# How many fruit flies can I feed my betta per day?



## kilabelle (Aug 23, 2011)

I bought my daughter a betta. He's in a 2 gal tank and seems very happy. He never sits still though, (I think he' ADD), always swimming around. Anyway, I tried the betta flakes, the pellets, the blood worms and the shrimp. He would not touch them. Then a friend suggested fruit flies. He LOVES them! The guy at the pet store said for an active betta, 10 fruit flies a day should be sufficient. This seems a bit much to me. I've been giving him 2 in morning and 2 at night, but he still wants more. I don't want to over or underfeed, so how many would be just right?


----------



## MaggieLynn (Jun 24, 2011)

welcome to the forum! I have never heard of giving them fruit flies.

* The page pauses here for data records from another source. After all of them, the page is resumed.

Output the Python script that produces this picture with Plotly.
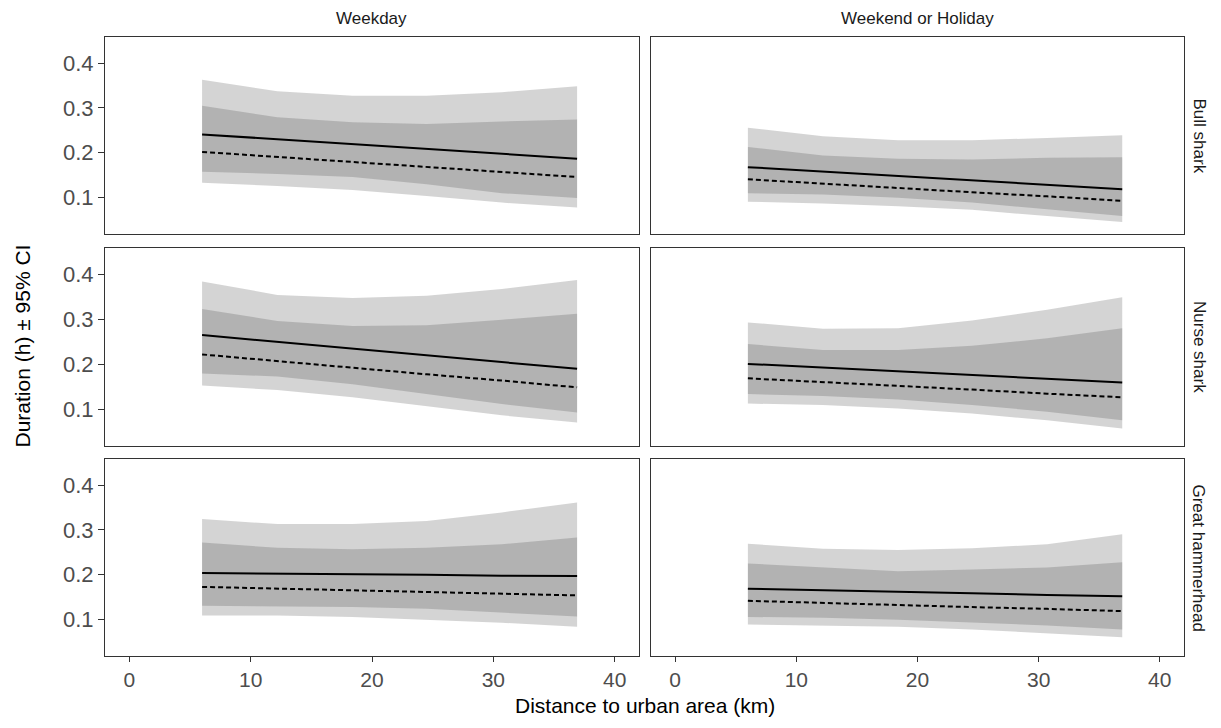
import plotly.graph_objects as go

# ---------------- data ----------------
species = ["Bull shark", "Nurse shark", "Great hammerhead"]
day_types = ["Weekday", "Weekend or Holiday"]
x_km = [6.0, 12.2, 18.4, 24.5, 30.7, 36.9]

# fitted values (solid = group A, dashed = group B) and 95% CI bounds
# keys: (species, day type)
solid_fit = {
    ("Bull shark", "Weekday"): [0.241, 0.230, 0.219, 0.209, 0.198, 0.187],
    ("Bull shark", "Weekend or Holiday"): [0.168, 0.158, 0.148, 0.139, 0.129, 0.119],
    ("Nurse shark", "Weekday"): [0.265, 0.250, 0.235, 0.220, 0.205, 0.190],
    ("Nurse shark", "Weekend or Holiday"): [0.201, 0.193, 0.185, 0.176, 0.168, 0.160],
    ("Great hammerhead", "Weekday"): [0.204, 0.203, 0.201, 0.200, 0.198, 0.197],
    ("Great hammerhead", "Weekend or Holiday"): [0.169, 0.166, 0.162, 0.159, 0.155, 0.152],
}
solid_lo = {
    ("Bull shark", "Weekday"): [0.158, 0.153, 0.146, 0.130, 0.110, 0.099],
    ("Bull shark", "Weekend or Holiday"): [0.110, 0.107, 0.100, 0.089, 0.074, 0.059],
    ("Nurse shark", "Weekday"): [0.180, 0.173, 0.156, 0.134, 0.112, 0.093],
    ("Nurse shark", "Weekend or Holiday"): [0.134, 0.130, 0.122, 0.110, 0.095, 0.076],
    ("Great hammerhead", "Weekday"): [0.131, 0.130, 0.128, 0.124, 0.116, 0.107],
    ("Great hammerhead", "Weekend or Holiday"): [0.106, 0.104, 0.100, 0.094, 0.087, 0.078],
}
solid_hi = {
    ("Bull shark", "Weekday"): [0.363, 0.337, 0.327, 0.327, 0.335, 0.348],
    ("Bull shark", "Weekend or Holiday"): [0.256, 0.237, 0.228, 0.228, 0.233, 0.239],
    ("Nurse shark", "Weekday"): [0.384, 0.354, 0.347, 0.352, 0.367, 0.387],
    ("Nurse shark", "Weekend or Holiday"): [0.293, 0.279, 0.280, 0.297, 0.321, 0.349],
    ("Great hammerhead", "Weekday"): [0.324, 0.313, 0.313, 0.320, 0.339, 0.361],
    ("Great hammerhead", "Weekend or Holiday"): [0.269, 0.258, 0.255, 0.259, 0.268, 0.290],
}
dashed_fit = {
    ("Bull shark", "Weekday"): [0.202, 0.191, 0.180, 0.168, 0.157, 0.146],
    ("Bull shark", "Weekend or Holiday"): [0.141, 0.131, 0.122, 0.112, 0.103, 0.093],
    ("Nurse shark", "Weekday"): [0.222, 0.207, 0.193, 0.178, 0.164, 0.149],
    ("Nurse shark", "Weekend or Holiday"): [0.169, 0.161, 0.152, 0.144, 0.135, 0.127],
    ("Great hammerhead", "Weekday"): [0.173, 0.169, 0.165, 0.162, 0.158, 0.154],
    ("Great hammerhead", "Weekend or Holiday"): [0.142, 0.137, 0.133, 0.128, 0.124, 0.119],
}
dashed_lo = {
    ("Bull shark", "Weekday"): [0.133, 0.126, 0.117, 0.104, 0.089, 0.078],
    ("Bull shark", "Weekend or Holiday"): [0.091, 0.087, 0.081, 0.073, 0.059, 0.046],
    ("Nurse shark", "Weekday"): [0.153, 0.143, 0.127, 0.107, 0.087, 0.071],
    ("Nurse shark", "Weekend or Holiday"): [0.113, 0.110, 0.102, 0.091, 0.076, 0.058],
    ("Great hammerhead", "Weekday"): [0.109, 0.109, 0.106, 0.100, 0.093, 0.084],
    ("Great hammerhead", "Weekend or Holiday"): [0.089, 0.087, 0.084, 0.078, 0.070, 0.061],
}
dashed_hi = {
    ("Bull shark", "Weekday"): [0.305, 0.279, 0.268, 0.264, 0.270, 0.274],
    ("Bull shark", "Weekend or Holiday"): [0.213, 0.194, 0.187, 0.185, 0.189, 0.190],
    ("Nurse shark", "Weekday"): [0.323, 0.296, 0.285, 0.287, 0.299, 0.312],
    ("Nurse shark", "Weekend or Holiday"): [0.245, 0.232, 0.232, 0.241, 0.258, 0.280],
    ("Great hammerhead", "Weekday"): [0.272, 0.260, 0.257, 0.260, 0.268, 0.283],
    ("Great hammerhead", "Weekend or Holiday"): [0.225, 0.216, 0.208, 0.212, 0.216, 0.228],
}

x_ticks = [0, 10, 20, 30, 40]
y_ticks = [0.1, 0.2, 0.3, 0.4]
y_tick_labels = ["0.1", "0.2", "0.3", "0.4"]

# ---------------- layout geometry ----------------
# page body has an 8px margin, so the figure is drawn 8px smaller
W, H = 1213, 720
ml, mr, mt, mb = 97, 37, 29, 72
col_dom = [[0.0, 0.4949], [0.506, 1.0]]
row_dom = [[0.6817, 1.0], [0.3393, 0.6591], [0.0, 0.3183]]

FILL = "rgba(60,60,60,0.22)"
AXC = "#333333"
TICKC = "#4d4d4d"
FONT = "Liberation Sans, Arial, Helvetica, sans-serif"

fig = go.Figure()
layout = {}

for r, sp in enumerate(species):
    for c, dt in enumerate(day_types):
        idx = r * 2 + c + 1
        xa = "x" if idx == 1 else f"x{idx}"
        ya = "y" if idx == 1 else f"y{idx}"
        key = (sp, dt)
        # ribbons
        for lo, hi in ((solid_lo[key], solid_hi[key]), (dashed_lo[key], dashed_hi[key])):
            fig.add_trace(go.Scatter(x=x_km, y=lo, mode="lines", line=dict(width=0),
                                     showlegend=False, hoverinfo="skip", xaxis=xa, yaxis=ya))
            fig.add_trace(go.Scatter(x=x_km, y=hi, mode="lines", line=dict(width=0),
                                     fill="tonexty", fillcolor=FILL, showlegend=False,
                                     hoverinfo="skip", xaxis=xa, yaxis=ya))
        fig.add_trace(go.Scatter(x=x_km, y=solid_fit[key], mode="lines",
                                 line=dict(color="black", width=2), showlegend=False,
                                 xaxis=xa, yaxis=ya))
        fig.add_trace(go.Scatter(x=x_km, y=dashed_fit[key], mode="lines",
                                 line=dict(color="black", width=2, dash="5px,3px"),
                                 showlegend=False, xaxis=xa, yaxis=ya))

        xkey = "xaxis" if idx == 1 else f"xaxis{idx}"
        ykey = "yaxis" if idx == 1 else f"yaxis{idx}"
        bottom = (r == 2)
        left = (c == 0)
        layout[xkey] = dict(
            domain=col_dom[c], anchor=ya, range=[-2, 42], tickvals=x_ticks,
            showticklabels=bottom, ticks="outside" if bottom else "", ticklen=5,
            tickcolor=AXC, tickwidth=1.2, showgrid=False, zeroline=False,
            showline=True, mirror=True, linecolor=AXC, linewidth=1.2,
            tickfont=dict(family=FONT, size=21, color=TICKC),
        )
        layout[ykey] = dict(
            domain=row_dom[r], anchor=xa, range=[0.019, 0.458], tickvals=y_ticks,
            ticktext=y_tick_labels, showticklabels=left,
            ticks="outside" if left else "", ticklen=6, tickcolor=AXC, tickwidth=1.2,
            showgrid=False, zeroline=False, showline=True, mirror=True,
            linecolor=AXC, linewidth=1.2,
            tickfont=dict(family=FONT, size=22, color=TICKC),
        )

annotations = []
for c, dt in enumerate(day_types):
    annotations.append(dict(text=dt, x=sum(col_dom[c]) / 2, y=1.0, xref="paper", yref="paper",
                            xanchor="center", yanchor="middle", yshift=19, showarrow=False,
                            font=dict(family=FONT, size=17, color="#1a1a1a")))
for r, sp in enumerate(species):
    annotations.append(dict(text=sp, x=1.0, y=sum(row_dom[r]) / 2, xref="paper", yref="paper",
                            xanchor="center", yanchor="middle", xshift=15, textangle=90,
                            showarrow=False,
                            font=dict(family=FONT, size=17, color="#1a1a1a")))
annotations.append(dict(text="Distance to urban area (km)", x=0.5, y=0, xref="paper",
                        yref="paper", xanchor="center", yanchor="middle", yshift=-49,
                        showarrow=False, font=dict(family=FONT, size=21, color="black")))
annotations.append(dict(text="Duration (h) ± 95% CI", x=0, y=0.5, xref="paper",
                        yref="paper", xanchor="center", yanchor="middle", xshift=-83,
                        textangle=-90, showarrow=False,
                        font=dict(family=FONT, size=21, color="black")))

fig.update_layout(
    width=W, height=H, margin=dict(l=ml, r=mr, t=mt, b=mb),
    paper_bgcolor="white", plot_bgcolor="white", annotations=annotations,
    font=dict(family=FONT), **layout,
)

fig.write_html("out.html")
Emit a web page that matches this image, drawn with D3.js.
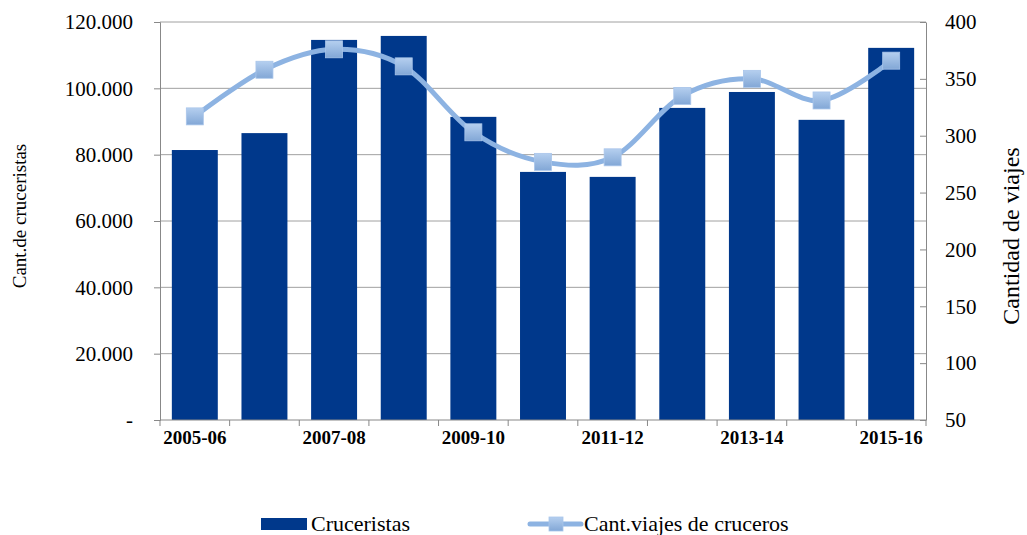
<!DOCTYPE html>
<html>
<head>
<meta charset="utf-8">
<script src="https://cdn.jsdelivr.net/npm/d3@7"></script>
<style>
  body { margin: 0; background: #fff; }
  svg text { font-family: "Liberation Serif", "Times New Roman", serif; fill: #000; }
</style>
</head>
<body>
<svg id="chart" width="1027" height="535"></svg>
<script>
// data
var periods = ["2005-06", "2006-07", "2007-08", "2008-09", "2009-10", "2010-11",
               "2011-12", "2012-13", "2013-14", "2014-15", "2015-16"];
var cruceristas = [81400, 86500, 114600, 115800, 91400, 74800, 73300, 94100, 98900, 90500, 112200];
var viajes = [317, 358, 376, 361, 303, 277, 281, 335, 350, 331, 366];
var leftTicks = [0, 20000, 40000, 60000, 80000, 100000, 120000];
var rightTicks = [50, 100, 150, 200, 250, 300, 350, 400];

var svg = d3.select("#chart");
var plotL = 160, plotR = 926, plotT = 22, plotB = 420;
var serif = '"Liberation Serif", "Times New Roman", serif';

var x = d3.scaleBand().domain(periods).range([plotL, plotR]).paddingInner(0.34).paddingOuter(0.17);
var yL = d3.scaleLinear().domain([0, 120000]).range([plotB, plotT]);
var yR = d3.scaleLinear().domain([50, 400]).range([plotB, plotT]);

var fmt = function (d) {
    if (d == 0) return "-";
    return d3.format(",")(d).replace(/,/g, ".");
};

// gridlines
svg.append("g")
    .selectAll("line")
    .data(leftTicks.slice(1))
    .join("line")
    .attr("x1", plotL).attr("x2", plotR)
    .attr("y1", d => yL(d)).attr("y2", d => yL(d))
    .attr("stroke", "#a0a0a0").attr("stroke-width", 1);

// bars
svg.append("g")
    .selectAll("rect")
    .data(cruceristas)
    .join("rect")
    .attr("x", (d, i) => x(periods[i]))
    .attr("width", x.bandwidth())
    .attr("y", d => yL(d))
    .attr("height", d => plotB - yL(d))
    .attr("fill", "#00388b");

// left axis
var axL = svg.append("g").attr("transform", "translate(" + plotL + ",0)")
    .call(d3.axisLeft(yL).tickValues(leftTicks).tickFormat(fmt).tickSize(6).tickPadding(21));

// right axis
var axR = svg.append("g").attr("transform", "translate(" + plotR + ",0)")
    .call(d3.axisRight(yR).tickValues(rightTicks).tickSizeInner(-6).tickSizeOuter(0).tickPadding(19));

[axL, axR].forEach(ax => {
    ax.attr("font-family", null).attr("font-size", null);
    ax.selectAll("text").style("font-family", serif).style("font-size", "21px");
});

// bottom axis: ticks at band boundaries, label every other category
var axB = svg.append("g").attr("transform", "translate(0," + plotB + ")");
axB.append("line").attr("x1", plotL).attr("x2", plotR).attr("y1", 0).attr("y2", 0);
var step = x.step();
axB.selectAll(".tk")
    .data(d3.range(periods.length + 1))
    .join("line")
    .attr("class", "tk")
    .attr("x1", i => plotL + i * step).attr("x2", i => plotL + i * step)
    .attr("y1", 0).attr("y2", 6);
axB.selectAll("line").attr("stroke", "#888");
axB.selectAll("text")
    .data(periods.filter((d, i) => i % 2 == 0))
    .join("text")
    .attr("x", d => x(d) + x.bandwidth() / 2)
    .attr("y", 24)
    .attr("text-anchor", "middle")
    .style("font-size", "19px")
    .style("font-weight", "bold")
    .text(d => d);

svg.selectAll(".domain, .tick line").attr("stroke", "#888");

// gradient for markers
var defs = svg.append("defs");
var grad = defs.append("linearGradient").attr("id", "mk").attr("x1", 0).attr("y1", 0).attr("x2", 0).attr("y2", 1);
grad.append("stop").attr("offset", "0%").attr("stop-color", "#b5cfef");
grad.append("stop").attr("offset", "100%").attr("stop-color", "#82a7d6");

// smoothed line
var line = d3.line()
    .x((d, i) => x(periods[i]) + x.bandwidth() / 2)
    .y(d => yR(d))
    .curve(d3.curveCatmullRom.alpha(0));
svg.append("path")
    .datum(viajes)
    .attr("d", line)
    .attr("fill", "none")
    .attr("stroke", "#8db3e2")
    .attr("stroke-width", 5)
    .attr("stroke-linecap", "round");

var ms = 17;
svg.append("g")
    .selectAll("rect")
    .data(viajes)
    .join("rect")
    .attr("x", (d, i) => x(periods[i]) + x.bandwidth() / 2 - ms / 2)
    .attr("y", d => yR(d) - ms / 2)
    .attr("width", ms).attr("height", ms)
    .attr("fill", "url(#mk)")
    .attr("stroke", "#a9c5ea").attr("stroke-width", 0.8);

// axis titles
svg.append("text")
    .attr("transform", "translate(26,216) rotate(-90)")
    .attr("text-anchor", "middle")
    .style("font-size", "19px")
    .text("Cant.de cruceristas");
svg.append("text")
    .attr("transform", "translate(1019,236) rotate(-90)")
    .attr("text-anchor", "middle")
    .style("font-size", "24px")
    .text("Cantidad de viajes");

// legend
var lg = svg.append("g");
lg.append("rect").attr("x", 261).attr("y", 518).attr("width", 46).attr("height", 12).attr("fill", "#00388b");
lg.append("text").attr("x", 311).attr("y", 531).style("font-size", "22px").text("Cruceristas");
lg.append("line").attr("x1", 530).attr("x2", 581).attr("y1", 524).attr("y2", 524)
    .attr("stroke", "#8db3e2").attr("stroke-width", 5).attr("stroke-linecap", "round");
lg.append("rect").attr("x", 549).attr("y", 517).attr("width", 14).attr("height", 14)
    .attr("fill", "url(#mk)").attr("stroke", "#a9c5ea").attr("stroke-width", 0.8);
lg.append("text").attr("x", 584).attr("y", 531).style("font-size", "22px").text("Cant.viajes de cruceros");
</script>
</body>
</html>
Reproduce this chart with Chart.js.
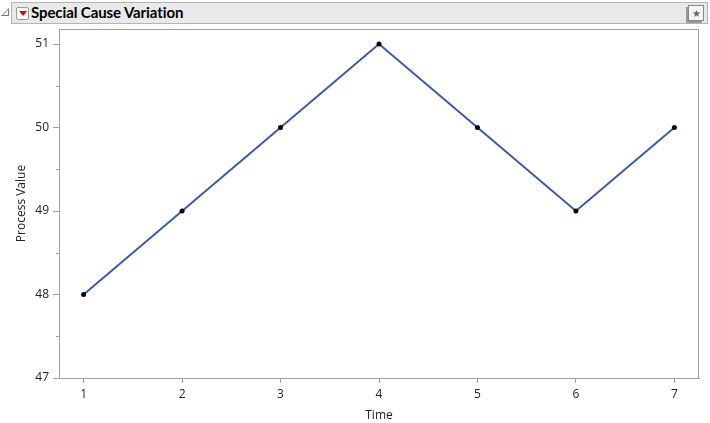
<!DOCTYPE html>
<html>
<head>
<meta charset="UTF-8">
<title>Special Cause Variation</title>
<script src="https://cdn.jsdelivr.net/npm/chart.js"></script>
<style>
  body { margin: 0; background: #fff; width: 710px; height: 423px; overflow: hidden; position: relative; font-family: "Open Sans", sans-serif; }
  #bar { position: absolute; left: 11px; top: 2px; width: 697px; height: 22px; background: #e9e9e9; border: 1px solid #b4b4b4; box-sizing: border-box; }
  #bar .title { position: absolute; left: 19px; top: 0px; font-family: Lato, sans-serif; font-weight: bold; font-size: 15px; letter-spacing: -0.1px; color: #000; }
  #tri { position: absolute; left: 1px; top: 8px; width: 0; height: 0; border-left: 8px solid transparent; border-bottom: 8px solid #777; }
  #tri:after { content: ""; position: absolute; left: -6px; top: 2px; border-left: 5px solid transparent; border-bottom: 5px solid #fff; }
  #red { position: absolute; left: 4px; top: 4px; width: 11px; height: 11px; border: 1px solid #999; background: #fff; border-radius: 2px; }
  #red:after { content: ""; position: absolute; left: 2px; top: 3px; border-left: 4px solid transparent; border-right: 4px solid transparent; border-top: 5px solid #d00; }
  #star { position: absolute; right: 3px; top: 2px; width: 14px; height: 14px; border: 1px solid #888; background: #f4f4f4; font-size: 10px; line-height: 14px; text-align: center; color: #666; box-shadow: -2px 2px 0 #999; }
  canvas { position: absolute; left: 0; top: 0; }
</style>
</head>
<body>
<div id="tri"></div>
<div id="bar"><div id="red"></div><span class="title">Special Cause Variation</span><div id="star">★</div></div>
<canvas id="myChart" width="710" height="423"></canvas>
<script>
  // valores
  const tiempos = [1, 2, 3, 4, 5, 6, 7];
  const valores = [48, 49, 50, 51, 50, 49, 50];
  const yTicks = [47, 48, 49, 50, 51];
  const yMinor = [47.5, 48.5, 49.5, 50.5];

  // marco y ticks menores
  const marco = {
    id: 'marco',
    afterDraw(chart) {
      const c = chart.ctx, a = chart.chartArea, y = chart.scales.y;
      c.save();
      c.strokeStyle = '#a0a0a0';
      c.lineWidth = 1;
      c.strokeRect(Math.round(a.left) + 0.5, Math.round(a.top) + 0.5, Math.round(a.right - a.left) - 1, Math.round(a.bottom - a.top));
      c.beginPath();
      yMinor.forEach(v => {
        const py = Math.round(y.getPixelForValue(v)) + 0.5;
        c.moveTo(a.left - 3, py);
        c.lineTo(a.left, py);
      });
      c.stroke();
      c.restore();
    }
  };

  const ctx = document.getElementById('myChart').getContext('2d');
  const myChart = new Chart(ctx, {
    type: 'line',
    data: {
      datasets: [{
        data: tiempos.map((t, i) => ({ x: t, y: valores[i] })),
        borderColor: '#3d5aa8',
        borderWidth: 2,
        pointRadius: 2.5,
        pointBackgroundColor: '#000',
        pointBorderColor: '#000',
        pointBorderWidth: 0,
        tension: 0,
        fill: false
      }]
    },
    options: {
      responsive: false,
      animation: false,
      layout: { padding: { top: 29, right: 11, left: 0, bottom: 0 } },
      plugins: { legend: { display: false }, tooltip: { enabled: false } },
      scales: {
        x: {
          type: 'linear',
          min: 0.75,
          max: 7.25,
          afterBuildTicks: s => { s.ticks = tiempos.map(v => ({ value: v })); },
          afterFit: s => { s.height = 45; },
          grid: { drawOnChartArea: false, drawTicks: true, tickLength: 5, color: '#a0a0a0' },
          border: { color: '#a0a0a0' },
          ticks: { color: '#222', font: { family: 'Open Sans', size: 12 }, padding: 4, maxRotation: 0 },
          title: { display: true, text: 'Time', color: '#222', font: { family: 'Open Sans', size: 12 }, padding: { top: 2, bottom: 0 } }
        },
        y: {
          type: 'linear',
          min: 47,
          max: 51.18,
          afterBuildTicks: s => { s.ticks = yTicks.map(v => ({ value: v })); },
          afterFit: s => { s.width = 59; },
          grid: { drawOnChartArea: false, drawTicks: true, tickLength: 6, color: '#a0a0a0' },
          border: { color: '#a0a0a0' },
          ticks: { color: '#222', font: { family: 'Open Sans', size: 12 }, padding: 4 },
          title: { display: true, text: 'Process Value', color: '#222', font: { family: 'Open Sans', size: 12 }, padding: { top: 14, bottom: 0 } }
        }
      }
    },
    plugins: [marco]
  });
</script>
</body>
</html>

It has been said that their stomach is about the size of their eye or something like that, i think giving him 3 in the morning and 2-3 at night might work, bettas are known for being little piggy's. also sometimes it will take up to 5 days for bettas to eat other foods like pellets or flakes. were the blood worms frozen or freeze dried?


----------



## LittleBettas (Jul 23, 2011)

You can also try crushing the pellets (I take the lid for the pellets, put the pellet under and lightly press down, practise does make perfect) it is a bit messier, but my bettas with SBD, fin damage, and my smaller mouthed bettas (aka Chile) who have trouble with bigger pellets, if you offer the food he doesnt eat it, believe in the oh well policy, if you dont want the yummies I offer, you can try again tomorrow, crushing the pellets and/or soaking them in garlic can make them more appealing
I do feed a CRUMB of frozen bloodworm once a week (they LOVE it) also, occasionally mosquito larva (but I have to be carful since my male Hercules will go on hunger strikes after having the M larva)


----------



## kilabelle (Aug 23, 2011)

Day two and three were dried blood worms. Would not eat. On day four and five I tried the frozen ones. He would try them and spit it out. He was getting pale by day six. That's when I gave him the fruit lies. His color has returned and even more vibrant than the day we bought him.


----------



## LittleBettas (Jul 23, 2011)

the feeze dried blood worms can cause serious bloat and loss of appetite, have you tried M larva or soaking pellets in garlic (also helps with parasites)
I couldnt get Hercules to eat for the first couple days I brought him home either, when I got him to eat (M larva, then later pellets soaked in garlic) he was much moreenergetic and fin growth and color improved


----------



## dramaqueen (Jul 7, 2008)

Freeze dried food should be rehydrated before feeding to prevent digestive problems.


----------